+++ Source excerpt +++
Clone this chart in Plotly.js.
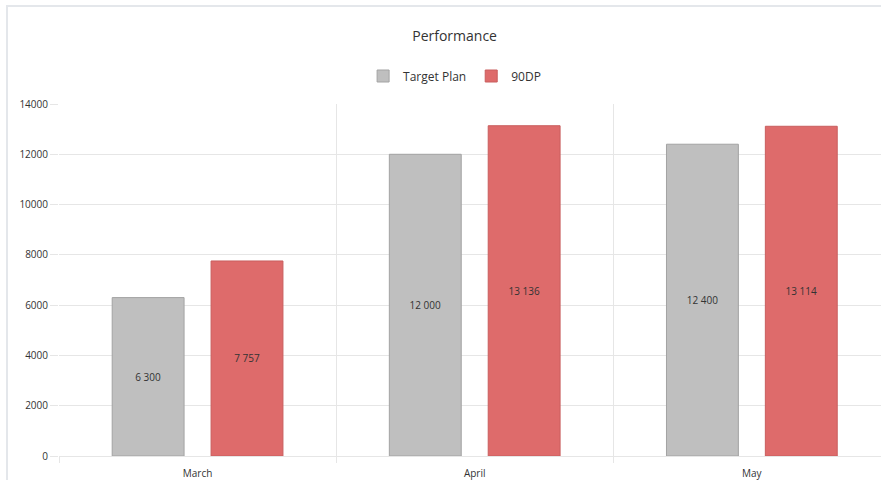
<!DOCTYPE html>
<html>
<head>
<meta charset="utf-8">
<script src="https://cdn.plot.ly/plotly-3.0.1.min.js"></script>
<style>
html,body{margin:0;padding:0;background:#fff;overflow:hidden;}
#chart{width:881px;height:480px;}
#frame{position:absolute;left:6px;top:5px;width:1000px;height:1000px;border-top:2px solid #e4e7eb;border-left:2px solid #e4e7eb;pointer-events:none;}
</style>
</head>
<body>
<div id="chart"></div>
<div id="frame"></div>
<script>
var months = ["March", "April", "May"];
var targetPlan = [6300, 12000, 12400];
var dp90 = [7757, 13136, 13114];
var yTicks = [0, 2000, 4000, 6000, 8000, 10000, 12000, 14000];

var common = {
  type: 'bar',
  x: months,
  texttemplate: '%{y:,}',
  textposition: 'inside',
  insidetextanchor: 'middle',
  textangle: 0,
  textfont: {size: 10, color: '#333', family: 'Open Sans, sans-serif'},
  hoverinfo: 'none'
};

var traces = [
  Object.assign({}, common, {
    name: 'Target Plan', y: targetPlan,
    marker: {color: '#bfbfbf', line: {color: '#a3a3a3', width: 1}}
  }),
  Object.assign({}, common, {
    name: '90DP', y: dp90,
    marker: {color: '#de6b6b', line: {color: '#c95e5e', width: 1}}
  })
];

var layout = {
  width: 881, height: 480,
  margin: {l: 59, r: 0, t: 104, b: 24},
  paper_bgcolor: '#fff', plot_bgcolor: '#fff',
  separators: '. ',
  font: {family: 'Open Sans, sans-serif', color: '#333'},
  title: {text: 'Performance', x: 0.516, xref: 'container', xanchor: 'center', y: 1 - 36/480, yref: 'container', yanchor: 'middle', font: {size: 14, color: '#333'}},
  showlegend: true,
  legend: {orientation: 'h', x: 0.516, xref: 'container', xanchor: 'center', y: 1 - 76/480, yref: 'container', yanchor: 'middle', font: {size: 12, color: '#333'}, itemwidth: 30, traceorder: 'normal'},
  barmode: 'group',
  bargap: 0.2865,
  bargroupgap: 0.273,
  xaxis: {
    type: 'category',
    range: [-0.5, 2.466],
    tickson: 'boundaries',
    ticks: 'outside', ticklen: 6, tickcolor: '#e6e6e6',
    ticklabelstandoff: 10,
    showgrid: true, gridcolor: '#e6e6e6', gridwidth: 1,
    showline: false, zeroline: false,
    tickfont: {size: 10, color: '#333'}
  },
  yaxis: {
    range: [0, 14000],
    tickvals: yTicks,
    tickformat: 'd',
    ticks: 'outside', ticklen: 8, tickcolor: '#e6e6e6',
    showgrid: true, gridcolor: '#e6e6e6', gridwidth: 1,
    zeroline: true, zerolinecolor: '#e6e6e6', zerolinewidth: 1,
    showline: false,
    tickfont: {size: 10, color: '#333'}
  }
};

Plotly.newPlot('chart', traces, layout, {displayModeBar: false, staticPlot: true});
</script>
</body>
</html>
+++
### Goal
Make an exact copy of the whole listing, but don't bring over any pictures.

### Task solution
Clone this chart in Plotly.js.
<!DOCTYPE html>
<html>
<head>
<meta charset="utf-8">
<script src="https://cdn.plot.ly/plotly-3.0.1.min.js"></script>
<style>
html,body{margin:0;padding:0;background:#fff;overflow:hidden;}
#chart{width:881px;height:480px;}
#frame{position:absolute;left:6px;top:5px;width:1000px;height:1000px;border-top:2px solid #e4e7eb;border-left:2px solid #e4e7eb;pointer-events:none;}
</style>
</head>
<body>
<div id="chart"></div>
<div id="frame"></div>
<script>
var months = ["March", "April", "May"];
var targetPlan = [6300, 12000, 12400];
var dp90 = [7757, 13136, 13114];
var yTicks = [0, 2000, 4000, 6000, 8000, 10000, 12000, 14000];

var common = {
  type: 'bar',
  x: months,
  texttemplate: '%{y:,}',
  textposition: 'inside',
  insidetextanchor: 'middle',
  textangle: 0,
  textfont: {size: 10, color: '#333', family: 'Open Sans, sans-serif'},
  hoverinfo: 'none'
};

var traces = [
  Object.assign({}, common, {
    name: 'Target Plan', y: targetPlan,
    marker: {color: '#bfbfbf', line: {color: '#a3a3a3', width: 1}}
  }),
  Object.assign({}, common, {
    name: '90DP', y: dp90,
    marker: {color: '#de6b6b', line: {color: '#c95e5e', width: 1}}
  })
];

var layout = {
  width: 881, height: 480,
  margin: {l: 59, r: 0, t: 104, b: 24},
  paper_bgcolor: '#fff', plot_bgcolor: '#fff',
  separators: '. ',
  font: {family: 'Open Sans, sans-serif', color: '#333'},
  title: {text: 'Performance', x: 0.516, xref: 'container', xanchor: 'center', y: 1 - 36/480, yref: 'container', yanchor: 'middle', font: {size: 14, color: '#333'}},
  showlegend: true,
  legend: {orientation: 'h', x: 0.516, xref: 'container', xanchor: 'center', y: 1 - 76/480, yref: 'container', yanchor: 'middle', font: {size: 12, color: '#333'}, itemwidth: 30, traceorder: 'normal'},
  barmode: 'group',
  bargap: 0.2865,
  bargroupgap: 0.273,
  xaxis: {
    type: 'category',
    range: [-0.5, 2.466],
    tickson: 'boundaries',
    ticks: 'outside', ticklen: 6, tickcolor: '#e6e6e6',
    ticklabelstandoff: 10,
    showgrid: true, gridcolor: '#e6e6e6', gridwidth: 1,
    showline: false, zeroline: false,
    tickfont: {size: 10, color: '#333'}
  },
  yaxis: {
    range: [0, 14000],
    tickvals: yTicks,
    tickformat: 'd',
    ticks: 'outside', ticklen: 8, tickcolor: '#e6e6e6',
    showgrid: true, gridcolor: '#e6e6e6', gridwidth: 1,
    zeroline: true, zerolinecolor: '#e6e6e6', zerolinewidth: 1,
    showline: false,
    tickfont: {size: 10, color: '#333'}
  }
};

Plotly.newPlot('chart', traces, layout, {displayModeBar: false, staticPlot: true});
</script>
</body>
</html>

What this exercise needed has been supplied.